April 13, 2012 by John Rook

The death penalty in Connecticut is all but a memory now.
Following up on the State Senate's lead, the Connecticut House of Representatives Wednesday voted to repeal the capital punishment law in the state, making "life in prison without the possibility of parole" the most severe sentence possible. The vote — 86-62 — mostly followed party lines, with a majority of Democrats voting for the repeal and Republicans voting to uphold the law.
While the repeal will apply immediately, once Gov. Dannel Malloy signs the bill as he has promised to do, it will not technically affect those current on death row. Of the 11 men awaiting the death penalty, Joshua Komisarjevsky and Steven Hayes, the two men involved in the Petit triple homicide from 2007, are the most recognizable.
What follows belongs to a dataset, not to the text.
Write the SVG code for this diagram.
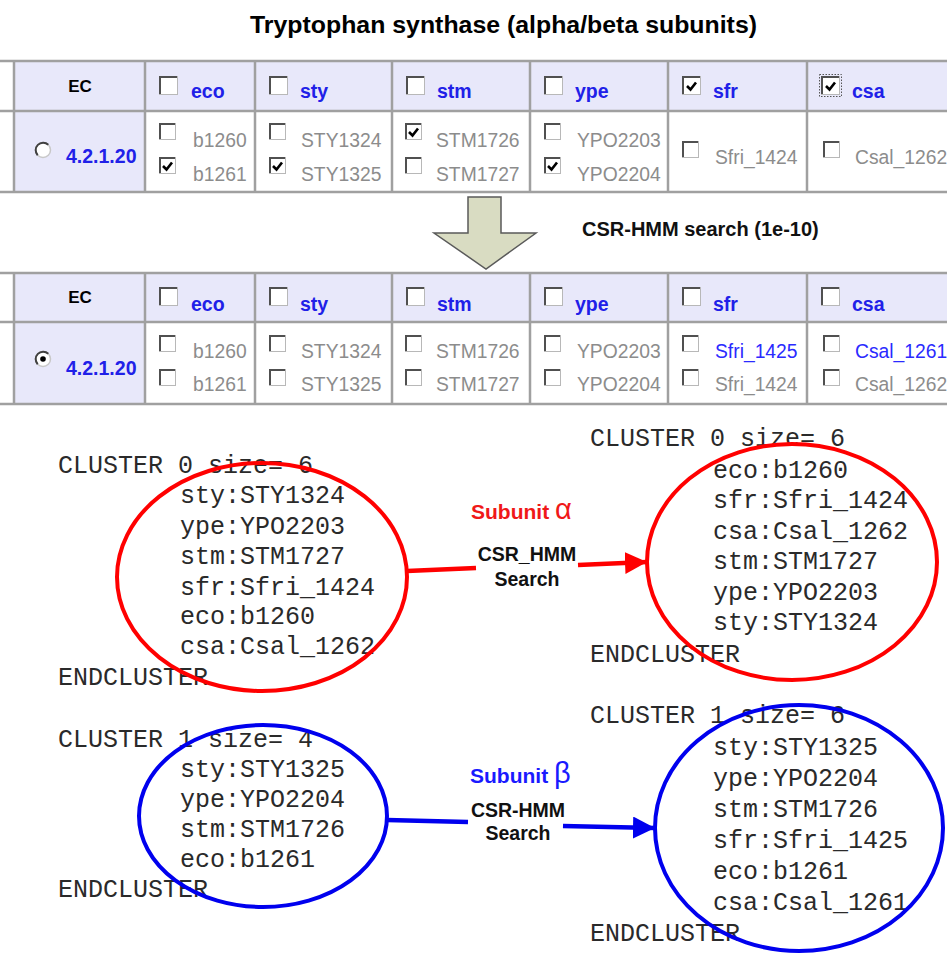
<svg xmlns="http://www.w3.org/2000/svg" xmlns:xlink="http://www.w3.org/1999/xlink" width="947" height="955" viewBox="0 0 947 955">
<style>
.title{font-family:"Liberation Sans",Arial,sans-serif;font-weight:bold;font-size:23.5px;fill:#000}
.hdr{fill:#e8e8fa}
.grid{stroke:#a0a0a0;stroke-width:2.5;fill:none}
.ec{font-family:"Liberation Sans",Arial,sans-serif;font-weight:bold;font-size:17px;fill:#000}
.lab{font-family:"Liberation Sans",Arial,sans-serif;font-weight:bold;font-size:19.5px;fill:#2020e8}
.gene{font-family:"Liberation Sans",Arial,sans-serif;font-size:19.3px;fill:#8c8c8c}
.link{font-family:"Liberation Sans",Arial,sans-serif;font-size:19.3px;fill:#2a2aff}
.mono{font-family:"Liberation Mono","Courier New",monospace;font-size:25px;fill:#2a2a2a}
.edge{font-family:"Liberation Sans",Arial,sans-serif;font-weight:bold;font-size:19.5px;fill:#111}
.note{font-family:"Liberation Sans",Arial,sans-serif;font-weight:bold;font-size:20px;fill:#111}
.sub{font-family:"Liberation Sans",Arial,sans-serif;font-weight:bold;font-size:21px}
</style>
<defs>
<g id="cb">
<rect x="0.5" y="0.5" width="16" height="16" fill="#fff" stroke="#b8b8b8" stroke-width="1"/>
<path d="M1 16 V1 H16" fill="none" stroke="#505050" stroke-width="2"/>
</g>
<g id="cbh">
<rect x="0.5" y="0.5" width="18" height="18" fill="#fff" stroke="#b8b8b8" stroke-width="1"/>
<path d="M1 18 V1 H18" fill="none" stroke="#505050" stroke-width="2"/>
</g>
<path id="chk" d="M4 8 L7.5 11.5 L13 4.5" fill="none" stroke="#000" stroke-width="2.6"/>
<g id="radio">
<circle r="7.5" fill="#fff" stroke="#c8c8c8" stroke-width="1.5"/>
<path d="M5.3 -5.3 A7.5 7.5 0 0 0 -5.3 5.3" fill="none" stroke="#404040" stroke-width="2"/>
</g>
<marker id="ahR" markerWidth="24" markerHeight="22" refX="22" refY="11" orient="auto" markerUnits="userSpaceOnUse">
<path d="M0 0 L22 11 L0 22 Z" fill="#ff0000"/>
</marker>
<marker id="ahB" markerWidth="24" markerHeight="22" refX="22" refY="11" orient="auto" markerUnits="userSpaceOnUse">
<path d="M0 0 L22 11 L0 22 Z" fill="#0000ee"/>
</marker>
</defs>
<rect width="947" height="955" fill="#fff"/>

<text id="title" class="title" x="250" y="33" textLength="507" lengthAdjust="spacingAndGlyphs">Tryptophan synthase (alpha/beta subunits)</text>

<!-- Table 1 -->
<g id="table1">
<rect class="hdr" x="14" y="61" width="933" height="50"/>
<rect class="hdr" x="14" y="111" width="131" height="81"/>
<path class="grid" d="M0 61 H947 M0 111 H947 M0 192 H947 M14 61 V192 M145 61 V192 M255 61 V192 M392 61 V192 M530 61 V192 M668 61 V192 M807 61 V192"/>
<text class="ec" x="80" y="92" text-anchor="middle">EC</text>
<use xlink:href="#cbh" x="159" y="76"/><text class="lab" x="191" y="98">eco</text>
<use xlink:href="#cbh" x="269" y="76"/><text class="lab" x="300" y="98">sty</text>
<use xlink:href="#cbh" x="406" y="76"/><text class="lab" x="437" y="98">stm</text>
<use xlink:href="#cbh" x="544" y="76"/><text class="lab" x="575" y="98">ype</text>
<use xlink:href="#cbh" x="682" y="76"/><use xlink:href="#chk" x="683" y="78"/><text class="lab" x="713" y="98">sfr</text>
<use xlink:href="#cbh" x="821" y="76"/><use xlink:href="#chk" x="822" y="78"/><rect x="819.5" y="74.5" width="22" height="22" fill="none" stroke="#555" stroke-width="1" stroke-dasharray="1.5 1.5"/><text class="lab" x="852" y="98">csa</text>
<use xlink:href="#radio" x="43" y="150"/>
<text class="lab" x="66" y="163">4.2.1.20</text>
<use xlink:href="#cb" x="159" y="123"/><text class="gene" x="193" y="147">b1260</text>
<use xlink:href="#cb" x="159" y="157"/><use xlink:href="#chk" x="159" y="158"/><text class="gene" x="193" y="181">b1261</text>
<use xlink:href="#cb" x="269" y="123"/><text class="gene" x="301" y="147">STY1324</text>
<use xlink:href="#cb" x="269" y="157"/><use xlink:href="#chk" x="269" y="158"/><text class="gene" x="301" y="181">STY1325</text>
<use xlink:href="#cb" x="405" y="123"/><use xlink:href="#chk" x="405" y="124"/><text class="gene" x="436" y="147">STM1726</text>
<use xlink:href="#cb" x="405" y="157"/><text class="gene" x="436" y="181">STM1727</text>
<use xlink:href="#cb" x="544" y="123"/><text class="gene" x="577" y="147">YPO2203</text>
<use xlink:href="#cb" x="544" y="157"/><use xlink:href="#chk" x="544" y="158"/><text class="gene" x="577" y="181">YPO2204</text>
<use xlink:href="#cb" x="682" y="141"/><text class="gene" x="715" y="164">Sfri_1424</text>
<use xlink:href="#cb" x="823" y="141"/><text class="gene" x="855" y="164">Csal_1262</text>
</g>

<!-- Down arrow -->
<g id="down-arrow">
<polygon points="468,197 501,197 501,233 536,233 486,269 434,233 468,233" fill="#d9dcc2" stroke="#5a5a5a" stroke-width="1.5"/>
<text class="note" x="582" y="236">CSR-HMM search (1e-10)</text>
</g>

<!-- Table 2 -->
<g id="table2">
<rect class="hdr" x="14" y="273" width="933" height="49"/>
<rect class="hdr" x="14" y="322" width="131" height="82"/>
<path class="grid" d="M0 273 H947 M0 322 H947 M0 404 H947 M14 273 V404 M145 273 V404 M255 273 V404 M392 273 V404 M530 273 V404 M668 273 V404 M807 273 V404"/>
<text class="ec" x="80" y="303" text-anchor="middle">EC</text>
<use xlink:href="#cbh" x="159" y="287"/><text class="lab" x="191" y="311">eco</text>
<use xlink:href="#cbh" x="269" y="287"/><text class="lab" x="300" y="311">sty</text>
<use xlink:href="#cbh" x="406" y="287"/><text class="lab" x="437" y="311">stm</text>
<use xlink:href="#cbh" x="544" y="287"/><text class="lab" x="575" y="311">ype</text>
<use xlink:href="#cbh" x="682" y="287"/><text class="lab" x="713" y="311">sfr</text>
<use xlink:href="#cbh" x="821" y="287"/><text class="lab" x="852" y="311">csa</text>
<use xlink:href="#radio" x="43" y="359"/><circle cx="43" cy="359" r="2.8" fill="#000"/>
<text class="lab" x="66" y="375">4.2.1.20</text>
<use xlink:href="#cb" x="159" y="335"/><text class="gene" x="193" y="358">b1260</text>
<use xlink:href="#cb" x="159" y="369"/><text class="gene" x="193" y="391">b1261</text>
<use xlink:href="#cb" x="269" y="335"/><text class="gene" x="301" y="358">STY1324</text>
<use xlink:href="#cb" x="269" y="369"/><text class="gene" x="301" y="391">STY1325</text>
<use xlink:href="#cb" x="405" y="335"/><text class="gene" x="436" y="358">STM1726</text>
<use xlink:href="#cb" x="405" y="369"/><text class="gene" x="436" y="391">STM1727</text>
<use xlink:href="#cb" x="544" y="335"/><text class="gene" x="577" y="358">YPO2203</text>
<use xlink:href="#cb" x="544" y="369"/><text class="gene" x="577" y="391">YPO2204</text>
<use xlink:href="#cb" x="682" y="335"/><text class="link" x="715" y="358">Sfri_1425</text>
<use xlink:href="#cb" x="682" y="369"/><text class="gene" x="715" y="391">Sfri_1424</text>
<use xlink:href="#cb" x="823" y="335"/><text class="link" x="855" y="358">Csal_1261</text>
<use xlink:href="#cb" x="823" y="369"/><text class="gene" x="855" y="391">Csal_1262</text>
</g>

<!-- Clusters -->
<g id="cluster0-left">
<text class="mono" x="58" y="473">CLUSTER 0 size= 6</text>
<text class="mono" x="180" y="503">sty:STY1324</text>
<text class="mono" x="180" y="534">ype:YPO2203</text>
<text class="mono" x="180" y="564">stm:STM1727</text>
<text class="mono" x="180" y="595">sfr:Sfri_1424</text>
<text class="mono" x="180" y="624">eco:b1260</text>
<text class="mono" x="180" y="654">csa:Csal_1262</text>
<text class="mono" x="58" y="685">ENDCLUSTER</text>
<ellipse cx="262" cy="577" rx="145" ry="114" fill="none" stroke="#ff0000" stroke-width="4"/>
</g>

<g id="cluster0-right">
<text class="mono" x="590" y="446">CLUSTER 0 size= 6</text>
<text class="mono" x="713" y="478">eco:b1260</text>
<text class="mono" x="713" y="508">sfr:Sfri_1424</text>
<text class="mono" x="713" y="539">csa:Csal_1262</text>
<text class="mono" x="713" y="569">stm:STM1727</text>
<text class="mono" x="713" y="600">ype:YPO2203</text>
<text class="mono" x="713" y="630">sty:STY1324</text>
<text class="mono" x="590" y="662">ENDCLUSTER</text>
<ellipse cx="792" cy="562" rx="145" ry="118" fill="none" stroke="#ff0000" stroke-width="4"/>
</g>

<g id="cluster1-left">
<text class="mono" x="58" y="747">CLUSTER 1 size= 4</text>
<text class="mono" x="180" y="777">sty:STY1325</text>
<text class="mono" x="180" y="807">ype:YPO2204</text>
<text class="mono" x="180" y="837">stm:STM1726</text>
<text class="mono" x="180" y="867">eco:b1261</text>
<text class="mono" x="58" y="897">ENDCLUSTER</text>
<ellipse cx="263" cy="816" rx="124" ry="91" fill="none" stroke="#0000ee" stroke-width="4"/>
</g>

<g id="cluster1-right">
<text class="mono" x="590" y="723">CLUSTER 1 size= 6</text>
<text class="mono" x="713" y="755">sty:STY1325</text>
<text class="mono" x="713" y="786">ype:YPO2204</text>
<text class="mono" x="713" y="817">stm:STM1726</text>
<text class="mono" x="713" y="848">sfr:Sfri_1425</text>
<text class="mono" x="713" y="879">eco:b1261</text>
<text class="mono" x="713" y="910">csa:Csal_1261</text>
<text class="mono" x="590" y="941">ENDCLUSTER</text>
<ellipse cx="799" cy="828" rx="144" ry="123" fill="none" stroke="#0000ee" stroke-width="4"/>
</g>

<!-- Connectors -->
<g id="connectors">
<path d="M407 571 L476 568" fill="none" stroke="#ff0000" stroke-width="4.5"/>
<path d="M578 565 L647 562" fill="none" stroke="#ff0000" stroke-width="4.5" marker-end="url(#ahR)"/>
<text class="sub" x="471" y="519" fill="#f01818">Subunit <tspan font-weight="normal" font-size="29">α</tspan></text>
<text class="edge" x="527" y="561" text-anchor="middle">CSR_HMM</text>
<text class="edge" x="527" y="586" text-anchor="middle">Search</text>
<path d="M387 820 L468 822" fill="none" stroke="#0000ee" stroke-width="4.5"/>
<path d="M563 826 L655 828" fill="none" stroke="#0000ee" stroke-width="4.5" marker-end="url(#ahB)"/>
<text class="sub" x="470" y="783" fill="#1a1aff">Subunit <tspan font-weight="normal" font-size="29">β</tspan></text>
<text class="edge" x="518" y="817" text-anchor="middle">CSR-HMM</text>
<text class="edge" x="518" y="840" text-anchor="middle">Search</text>
</g>
</svg>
Many believe the law was written to be prospective in order to prevent Komisarjevsky and Hayes from benefitting from the repeal.
However, one local law maker, Republican Representative Al Adinolfi, who represents Cheshire, is not convinced that the two Cheshire killers will be immune to the affects of the appeal.
“It’s disingenuous to say you can prospectively repeal the death penalty but still execute those who are already on Death Row. There is an exhaustive history of existing law that suggests the obvious argument that it would be untenable as a matter of constitutional law or public policy to execute someone today who could not be executed for committing the same conduct at a date in the future,” stated Adinolfi, in a statement released after the repeal vote had taken place.
Adinolfi has been a local opponent of repeal and a staunch supporter of continuing the death penalty in Connecticut.
“I believe the death penalty if applied fairly and justly is an appropriate punishment. A death sentence permanently removes the worst and most heinous criminals from society and proves much safer for the rest of the law-biding citizens than the long term or permanent incarceration of that individual. It is self evident that dead criminals cannot commit any further crimes, either within prison or after escaping or after being released from one,” Adinolfi continued in his statement.